For $x\in\mathbb R^2$, $t>0$, let $K=K(x,t)$ be the Gaussian
$$ K(x,t) = \frac1{4\pi t} \text{e}^{-|x|^2/4t}. $$
As $K$ is radial in $x$, and hiding the dependence on $t$ unless we need it, we will employ the abuse of notation $K(|x|) = K(x,t).$
Consider then the Poisson equation on $\mathbb R^2$ with right hand side $K$:
$$ \Delta \phi = K.$$
(I believe Wikipedia calls the right hand side a "charge density", but I am not fluent enough in the physics to say anything on the subject.)

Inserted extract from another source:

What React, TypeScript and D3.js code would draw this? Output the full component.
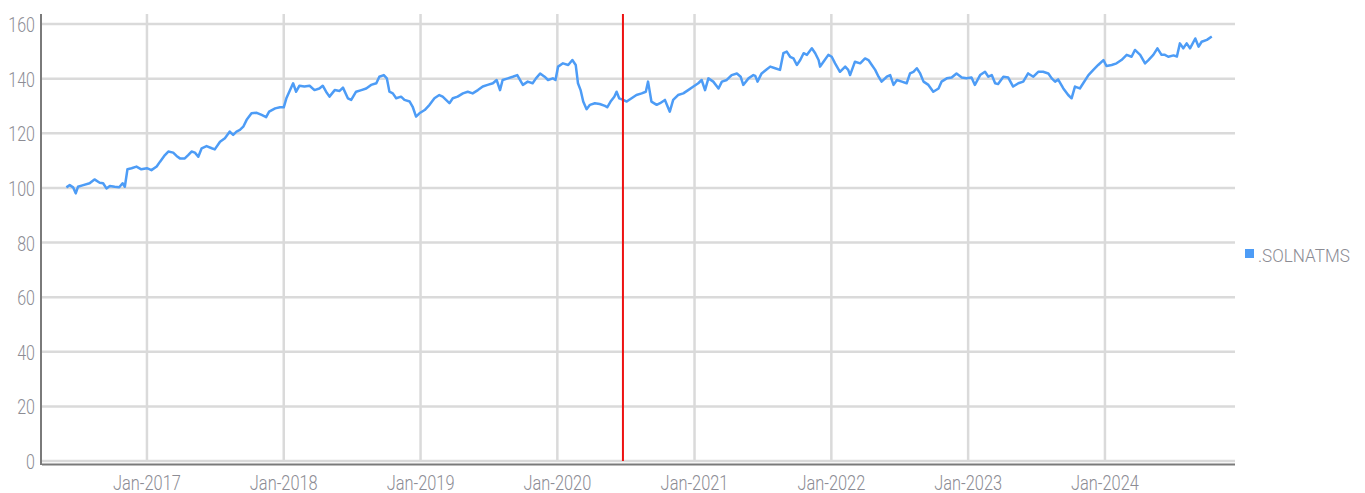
import * as d3 from "d3";

// index series
const points: [string, number][] = [
  ["2016-05-31", 100.2], ["2016-06-09", 101.0], ["2016-06-18", 100.2], ["2016-06-25", 98.0],
  ["2016-07-01", 100.4], ["2016-07-15", 101.0], ["2016-08-01", 101.7], ["2016-08-14", 103.1],
  ["2016-08-28", 101.9], ["2016-09-06", 101.7], ["2016-09-15", 99.8], ["2016-09-24", 100.7],
  ["2016-10-07", 100.4], ["2016-10-19", 100.2], ["2016-10-28", 101.7], ["2016-11-03", 100.4],
  ["2016-11-10", 106.8], ["2016-11-21", 107.2], ["2016-12-04", 107.8], ["2016-12-17", 106.8],
  ["2017-01-01", 107.2], ["2017-01-13", 106.5], ["2017-01-27", 107.8], ["2017-02-05", 109.6],
  ["2017-02-18", 112.0], ["2017-02-27", 113.3], ["2017-03-12", 112.9], ["2017-03-21", 111.7],
  ["2017-03-30", 110.8], ["2017-04-12", 110.8], ["2017-04-21", 112.0], ["2017-04-30", 113.3],
  ["2017-05-09", 112.9], ["2017-05-18", 111.4], ["2017-05-27", 114.5], ["2017-06-09", 115.3],
  ["2017-06-23", 114.5], ["2017-07-01", 114.1], ["2017-07-15", 116.9], ["2017-07-28", 118.2],
  ["2017-08-10", 120.6], ["2017-08-19", 119.4], ["2017-08-28", 120.6], ["2017-09-06", 121.2],
  ["2017-09-15", 122.4], ["2017-09-24", 124.9], ["2017-10-07", 127.3], ["2017-10-21", 127.5],
  ["2017-11-03", 126.7], ["2017-11-15", 125.9], ["2017-11-23", 127.9], ["2017-12-09", 129.1],
  ["2017-12-22", 129.5], ["2018-01-01", 129.5], ["2018-01-08", 132.8], ["2018-01-17", 135.6],
  ["2018-01-26", 138.3], ["2018-02-03", 135.2], ["2018-02-12", 137.4], ["2018-02-25", 137.1],
  ["2018-03-11", 137.4], ["2018-03-24", 135.8], ["2018-04-06", 136.4], ["2018-04-15", 137.4],
  ["2018-04-24", 135.2], ["2018-05-03", 133.4], ["2018-05-17", 135.8], ["2018-05-30", 135.5],
  ["2018-06-08", 136.7], ["2018-06-21", 132.8], ["2018-06-30", 132.2], ["2018-07-13", 135.2],
  ["2018-07-27", 135.8], ["2018-08-09", 136.4], ["2018-08-22", 137.7], ["2018-09-05", 138.3],
  ["2018-09-13", 140.7], ["2018-09-25", 141.3], ["2018-10-03", 140.1], ["2018-10-10", 135.2],
  ["2018-10-19", 134.6], ["2018-10-28", 132.8], ["2018-11-10", 133.4], ["2018-11-19", 132.2],
  ["2018-12-03", 131.6], ["2018-12-11", 129.7], ["2018-12-20", 126.1], ["2018-12-29", 127.3],
  ["2019-01-12", 128.5], ["2019-01-25", 130.4], ["2019-02-07", 132.8], ["2019-02-20", 134.0],
  ["2019-03-01", 133.4], ["2019-03-10", 132.2], ["2019-03-19", 131.0], ["2019-03-28", 132.8],
  ["2019-04-10", 133.4], ["2019-04-24", 134.6], ["2019-05-07", 135.2], ["2019-05-20", 134.6],
  ["2019-06-03", 135.8], ["2019-06-16", 137.1], ["2019-06-29", 137.7], ["2019-07-13", 138.3],
  ["2019-07-23", 139.5], ["2019-08-01", 135.8], ["2019-08-08", 139.5], ["2019-08-22", 140.1],
  ["2019-09-04", 140.7], ["2019-09-16", 141.3], ["2019-10-01", 137.7], ["2019-10-14", 138.9],
  ["2019-10-27", 138.3], ["2019-11-05", 140.1], ["2019-11-16", 141.9], ["2019-11-28", 140.7],
  ["2019-12-07", 139.5], ["2019-12-20", 140.1], ["2019-12-27", 139.5], ["2020-01-03", 144.4],
  ["2020-01-16", 145.6], ["2020-01-30", 145.0], ["2020-02-10", 146.8], ["2020-02-19", 145.0],
  ["2020-02-25", 138.3], ["2020-03-03", 135.8], ["2020-03-10", 131.6], ["2020-03-19", 128.8],
  ["2020-03-28", 130.4], ["2020-04-10", 131.0], ["2020-04-23", 130.7], ["2020-05-07", 130.0],
  ["2020-05-13", 129.5], ["2020-05-22", 131.6], ["2020-06-01", 133.4], ["2020-06-07", 135.2],
  ["2020-06-14", 132.8], ["2020-06-25", 132.2], ["2020-07-04", 131.6], ["2020-07-17", 132.8],
  ["2020-07-30", 134.0], ["2020-08-13", 134.6], ["2020-08-24", 135.2], ["2020-08-30", 138.9],
  ["2020-09-08", 131.6], ["2020-09-22", 130.4], ["2020-10-01", 131.0], ["2020-10-14", 132.2],
  ["2020-10-27", 127.9], ["2020-11-05", 132.2], ["2020-11-18", 134.0], ["2020-12-02", 134.6],
  ["2020-12-15", 135.8], ["2020-12-29", 137.1], ["2021-01-11", 138.3], ["2021-01-20", 139.5],
  ["2021-01-29", 135.8], ["2021-02-07", 140.1], ["2021-02-20", 138.9], ["2021-03-06", 136.4],
  ["2021-03-15", 138.9], ["2021-03-28", 139.5], ["2021-04-10", 141.3], ["2021-04-24", 141.9],
  ["2021-05-04", 140.7], ["2021-05-11", 137.7], ["2021-05-25", 140.1], ["2021-06-07", 141.3],
  ["2021-06-12", 141.0], ["2021-06-18", 138.9], ["2021-06-29", 141.9], ["2021-07-13", 143.4],
  ["2021-07-22", 144.4], ["2021-08-04", 143.8], ["2021-08-17", 143.2], ["2021-08-26", 149.3],
  ["2021-09-04", 149.9], ["2021-09-13", 148.0], ["2021-09-22", 147.4], ["2021-10-01", 145.0],
  ["2021-10-10", 146.8], ["2021-10-19", 149.3], ["2021-10-28", 148.7], ["2021-11-10", 151.1],
  ["2021-11-19", 149.3], ["2021-11-28", 146.8], ["2021-12-02", 144.4], ["2021-12-11", 146.2],
  ["2021-12-24", 148.7], ["2022-01-02", 148.0], ["2022-01-11", 145.6], ["2022-01-24", 142.5],
  ["2022-02-07", 144.4], ["2022-02-15", 143.2], ["2022-02-20", 141.3], ["2022-03-05", 146.2],
  ["2022-03-19", 145.6], ["2022-04-01", 147.4], ["2022-04-10", 146.8], ["2022-04-19", 145.0],
  ["2022-04-28", 143.2], ["2022-05-07", 140.7], ["2022-05-15", 138.9], ["2022-05-29", 140.7],
  ["2022-06-07", 141.3], ["2022-06-16", 137.7], ["2022-06-25", 139.5], ["2022-07-08", 138.9],
  ["2022-07-21", 138.3], ["2022-07-30", 141.9], ["2022-08-08", 142.5], ["2022-08-17", 143.8],
  ["2022-08-26", 141.9], ["2022-09-04", 138.9], ["2022-09-17", 137.7], ["2022-09-30", 135.2],
  ["2022-10-14", 136.4], ["2022-10-22", 138.9], ["2022-11-05", 140.1], ["2022-11-18", 140.4],
  ["2022-12-01", 141.9], ["2022-12-15", 140.4], ["2022-12-28", 140.1], ["2023-01-10", 140.4],
  ["2023-01-19", 137.7], ["2023-02-02", 141.3], ["2023-02-15", 142.5], ["2023-02-24", 140.7],
  ["2023-03-05", 141.3], ["2023-03-14", 138.3], ["2023-03-22", 138.0], ["2023-04-05", 140.7],
  ["2023-04-18", 140.4], ["2023-05-01", 137.1], ["2023-05-15", 138.3], ["2023-05-28", 138.9],
  ["2023-06-10", 141.9], ["2023-06-24", 140.7], ["2023-07-07", 142.5], ["2023-07-20", 142.5],
  ["2023-08-03", 141.9], ["2023-08-12", 140.1], ["2023-08-21", 138.9], ["2023-08-29", 139.7],
  ["2023-09-12", 136.4], ["2023-09-25", 134.0], ["2023-10-04", 132.8], ["2023-10-13", 137.1],
  ["2023-10-26", 136.4], ["2023-11-04", 138.3], ["2023-11-18", 141.3], ["2023-12-01", 143.2],
  ["2023-12-14", 145.0], ["2023-12-28", 146.8], ["2024-01-05", 144.6], ["2024-01-19", 145.0],
  ["2024-02-01", 145.6], ["2024-02-14", 146.8], ["2024-02-28", 148.7], ["2024-03-12", 148.0],
  ["2024-03-21", 150.5], ["2024-04-04", 148.7], ["2024-04-17", 145.6], ["2024-04-26", 146.8],
  ["2024-05-09", 148.7], ["2024-05-20", 151.1], ["2024-05-31", 148.7], ["2024-06-09", 148.7],
  ["2024-06-18", 148.0], ["2024-07-02", 148.5], ["2024-07-11", 148.1], ["2024-07-19", 152.9],
  ["2024-07-28", 151.1], ["2024-08-06", 152.9], ["2024-08-15", 151.1], ["2024-08-29", 154.7],
  ["2024-09-07", 151.7], ["2024-09-15", 153.5], ["2024-09-29", 154.2], ["2024-10-12", 155.4],
];

const seriesName = ".SOLNATMS";
const markerDate = "2020-06-24";
const xDomain = ["2016-03-27", "2024-12-13"];
const xTickDates = ["2017-01-01", "2018-01-01", "2019-01-01", "2020-01-01", "2021-01-01", "2022-01-01", "2023-01-01", "2024-01-01"];
const yTicks = [0, 20, 40, 60, 80, 100, 120, 140, 160];

const W = 1365;
const H = 493;
const left = 42;
const right = 1235;
const top = 14;
const bottom = 461;
const font = "Roboto, sans-serif";
const textColor = "#8c8c94";
const gridColor = "#dadada";
const lineColor = "#4d9cf6";

const parse = d3.timeParse("%Y-%m-%d");
const fmt = d3.timeFormat("%b-%Y");

// narrow light labels: Roboto Light squeezed horizontally
function Label(props: { x: number; y: number; anchor: string; size: number; sx: number; children: any }) {
  return (
    <text
      transform={`translate(${props.x},${props.y}) scale(${props.sx},1)`}
      textAnchor={props.anchor}
      fontFamily={font}
      fontWeight={300}
      fontSize={props.size}
      fill={textColor}
    >
      {props.children}
    </text>
  );
}

export default function App() {
  const x = d3.scaleTime().domain(xDomain.map((d) => parse(d)!)).range([left, right]);
  const y = d3.scaleLinear().domain([0, 160]).range([bottom, 24]);
  const data = points.map(([d, v]) => ({ date: parse(d)!, value: v }));
  const line = d3
    .line<{ date: Date; value: number }>()
    .x((d) => x(d.date))
    .y((d) => y(d.value));
  const mx = x(parse(markerDate)!);

  return (
    <svg width={W} height={H} style={{ position: "absolute", left: 0, top: 0, background: "#fff" }}>
      {yTicks.map((t) => (
        <line key={"h" + t} x1={left} x2={right} y1={y(t)} y2={y(t)} stroke={gridColor} strokeWidth={2.5} />
      ))}
      {xTickDates.map((d) => (
        <line key={"v" + d} x1={x(parse(d)!)} x2={x(parse(d)!)} y1={top} y2={bottom} stroke={gridColor} strokeWidth={2.5} />
      ))}
      <line x1={left - 1} x2={left - 1} y1={top} y2={465} stroke="#7a7a7a" strokeWidth={2} />
      <line x1={left} x2={right} y1={464.5} y2={464.5} stroke="#7a7a7a" strokeWidth={2} />
      {yTicks.map((t) => (
        <Label key={"yl" + t} x={35} y={y(t) + 8} anchor="end" size={20} sx={0.8}>
          {t}
        </Label>
      ))}
      {xTickDates.map((d) => (
        <Label key={"xl" + d} x={x(parse(d)!)} y={490} anchor="middle" size={20} sx={0.82}>
          {fmt(parse(d)!)}
        </Label>
      ))}
      <path d={line(data) ?? ""} fill="none" stroke={lineColor} strokeWidth={2.5} strokeLinejoin="round" />
      <line x1={mx} x2={mx} y1={top} y2={bottom} stroke="#ee1111" strokeWidth={2} />
      <rect x={1245} y={249} width={9} height={9} fill={lineColor} />
      <Label x={1258} y={262} anchor="start" size={18} sx={0.95}>
        {seriesName}
      </Label>
    </svg>
  );
}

I found out recently that this has an "explicit" solution in terms of the "Exponential Integral function" $E_1(s) = \int_{s}^\infty \frac{e^{-z}}z dz $. This solution is
$$ \phi(r) = \frac1{2\pi} \int_{\mathbb R^2} K(x-y) \log |y| \, dy = \frac1{2\pi} \left( \log r + \frac12 \int_{r^2/4t}^\infty \frac{e^{-z}}z dz\right).$$
Question:
How does someone find this solution without it being given to them first?
Secondary question which I suppose will be answered by the first.
Given this solution, I can verify that it satisfies $\Delta \phi = K$ at every point except $r=0$. Clearly the logarithm is meant to take care of the singularity at $r=0$. The wikipedia page on $E_1$ states that $E_1(r) + \log r$ is analytic (actually entire), and I feel like knowing that this is true, I should be able to prove it.
But I'm not seeing exactly how to use this to verify that $\Delta \phi(0,0) = \frac1{4\pi t} $?
PS for reference the Laplacian of a radial function is $\Delta f(r) = (\partial_r^2 + \frac{\partial_r }r )f(r)$.
Best Answer
I've got the solution, its actually really simple. You just treat it both as a Poisson equation and a solution to the homogeneous heat equation with initial data $\log|x|$. (This is legal following some general theory of allowable initial data which I don't remember the specifics of). Then you just need to change variables in time; $z = \frac{|x|^2}{4t}$.